Having released a fascinating if rambling set of experimental pop called Bowler Hat Soup for his debut at age 18, Kiran Leonard follows up a little over two years later with even more challenging, impulsive-sounding indie rock on Grapefruit.
While the debut claimed over 20 instruments in rotation, all played by its creator, here Leonard shares the workload with several guests, including a traditional string quartet, though there's little conventional about the performances or the songs.
To drive that point home, the musician introduced the album with the 16-minute lead single "Pink Fruit," a meandering but instinctively dramatic epic that moves through segments of garage rock, woodwind-embellished chamber pop, and multiple flavors of classic art rock, at times dotted with spoken word samples.
It's all delivered with a loose, reckless feel.
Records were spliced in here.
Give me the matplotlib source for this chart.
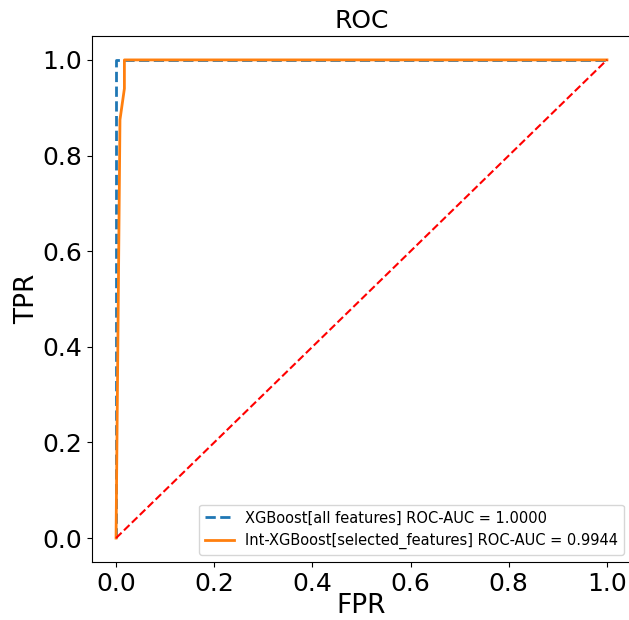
import matplotlib
matplotlib.use("Agg")
import matplotlib.pyplot as plt

fpr_all = [0.0, 0.0, 1.0]
tpr_all = [0.0, 1.0, 1.0]
fpr_sel = [0.0, 0.008, 0.017, 0.017, 1.0]
tpr_sel = [0.0, 0.875, 0.94, 1.0, 1.0]
label_all = "XGBoost[all features] ROC-AUC = 1.0000"
label_sel = "Int-XGBoost[selected_features] ROC-AUC = 0.9944"

fig = plt.figure(figsize=(6.29, 6.20), dpi=100)
ax = fig.add_axes([91.5/629, 1-562/620, 540/629, 526/620])
ax.plot(fpr_all, tpr_all, linestyle="--", color="#1f77b4", lw=2, label=label_all)
ax.plot(fpr_sel, tpr_sel, linestyle="-", color="#ff7f0e", lw=2, label=label_sel)
ax.plot([0, 1], [0, 1], "r--")
ax.set_title("ROC", fontsize=18)
ax.set_xlabel("FPR", fontsize=19, labelpad=-2)
ax.set_ylabel("TPR", fontsize=19, labelpad=1)
ax.tick_params(labelsize=18)
ax.legend(loc="lower right", fontsize=10.5)
fig.savefig("out.png", dpi=100)
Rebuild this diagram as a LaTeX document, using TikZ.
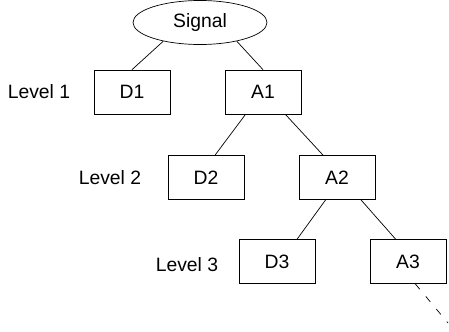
\documentclass[tikz,border=0pt]{standalone}
\usepackage{fontspec}
\setmainfont{Liberation Sans}
\usetikzlibrary{shapes.geometric}
\begin{document}
\begin{tikzpicture}[x=0.03cm,y=-0.03cm,line width=0.6pt,font=\fontsize{16.5}{19}\selectfont,
	box/.style={draw,rectangle,minimum width=2.28cm,minimum height=1.32cm,inner sep=0pt},
	lvl/.style={inner sep=0pt}]
	\useasboundingbox(0,0)rectangle(449,331);
	\node[draw,ellipse,minimum width=4.02cm,minimum height=1.32cm,inner sep=0pt](sig)at(200,22.5){Signal};
	\node[box](d1)at(132,92){D1};
	\node[box](a1)at(263,92){A1};
	\node[box](d2)at(206,177.5){D2};
	\node[box](a2)at(337,177.5){A2};
	\node[box](d3)at(277,261.5){D3};
	\node[box](a3)at(408,261.5){A3};
	\node[lvl](l1)at(39,92){Level 1};
	\node[lvl](l2)at(110,178){Level 2};
	\node[lvl](l3)at(187,265){Level 3};
	\coordinate(more)at(448,323);
	\draw(sig.207)--(d1.north);
	\draw(sig.333)--(a1.north);
	\draw(a1.232)--(d2.68);
	\draw(a1.315)--(a2.122);
	\draw(a2.243)--(d3.48);
	\draw(a2.317)--(a3.119);
	\draw[dash pattern=on 6pt off 8pt](a3.288)--(more);
\end{tikzpicture}
\end{document}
A moody cross between, say, Of Montreal, Dirty Projectors (a noted influence), and Richard Hell, Grapefruit is -- title aside -- full of vim and audacity.
The more standard-length "Caiaphas in Fetters," whose title is likely a reference to comments a mentally unstable Friedrich Nietzsche made in letters while he was dying from pneumonia, is an acoustic guitar-and-strings chamber piece underneath Leonard's volatile, intentionally imperfect vocals.
In contrast, "Öndör Gongor" is nearly eight minutes of shape-shifting math rock.
By the time he gets to the next to last track, the acoustic-guitar folk ballad "Half-Ruined Already," anticipation alone makes it feel dangerous.
While the overcast love song, which was inspired by a Werner Herzog short about a former leper colony, never morphs into anything else, the vocal performance keeps us on edge and guarantees no passive listening.
The album closes with "Fireplace," a cacophonous lounge tune that challenges until the piano stool-dislodging end.
Through it all, Leonard maintains an intangible charisma that, along with sustained vulnerability and a knack for keeping the familiar in play while distorting it, has the potential to enthrall.